The requisite new-camera first photo of our current idiot cat.

As I type this it's mid-spring, and the weather here in northwestern Montana, after a seemingly endless winter, has been wonderful. But there's much to do “around the house”, I've had a couple of large printing jobs for clients, and there seems always to be something competing for my time. We've been out for only a single camping trip so far, to Glacier National Park, and while the blue-sky days were lovely and the nights clear, high winds and cloudless golden-hour skies made for poor photography conditions. I have no keeper photos yet. I've done little more than photograph the cat (as required with any new camera) and make a few test photos as I've customized the camera's menus and done the micro-focus adjustments (MFA) with my lenses.

Speaking of MFA, for the first time I used the Dot-Tune Method. I'd read about this some time ago, and friend Dean has recommended it after adjusting several Canon bodies and lenses, but I used the tedious “old method” with my 5DIII. The Dot-Tune Method really is a huge time saver, and one of those things that seems so obvious once someone describes it. I set up outdoors using a focus target of my own design. I placed the target in the shade and positioned the camera/lens/tripod at the appropriate distance (50x the focal length) from my target. Dot-Tune really does take only minutes, and the result, based on careful examination of test images, is excellent.

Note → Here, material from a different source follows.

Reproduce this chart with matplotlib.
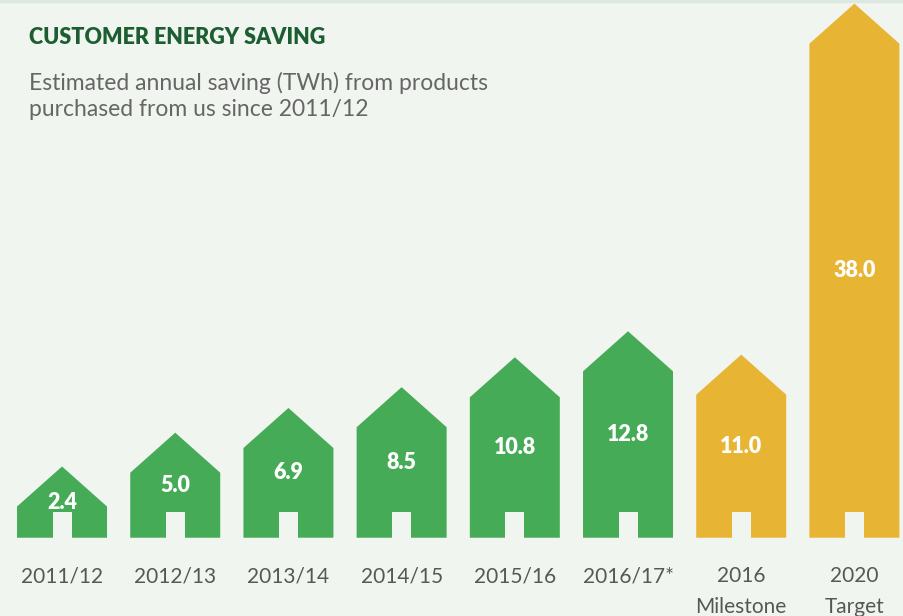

Interesting note: unknown to me, auto-ISO was enabled (the default) when I made the cat photo shown here. I hand-held the camera, with my Canon EF24-70mm f/2.8L II USM lens at 50mm and F/5.6, 1/40th second shutter speed. The camera set the ISO to 3200. I'm pleased with the noise in the shadows. The crop at 100% below shows the area above the left eye (top right in the portrait photo).

Crop showing detail and low noise

Unsharpened crop, at 100%, showing noise at ISO 3200.

I used my original 5D for almost five years, selling it with a lens for next to nothing. I used the 5DIII for slightly longer than five years. Digital photography is still evolving, and some recent developments are very exciting, with the potential to once again change the game. As always, we'll see, but I look forward to a few years of capturing my vision with the 5D4.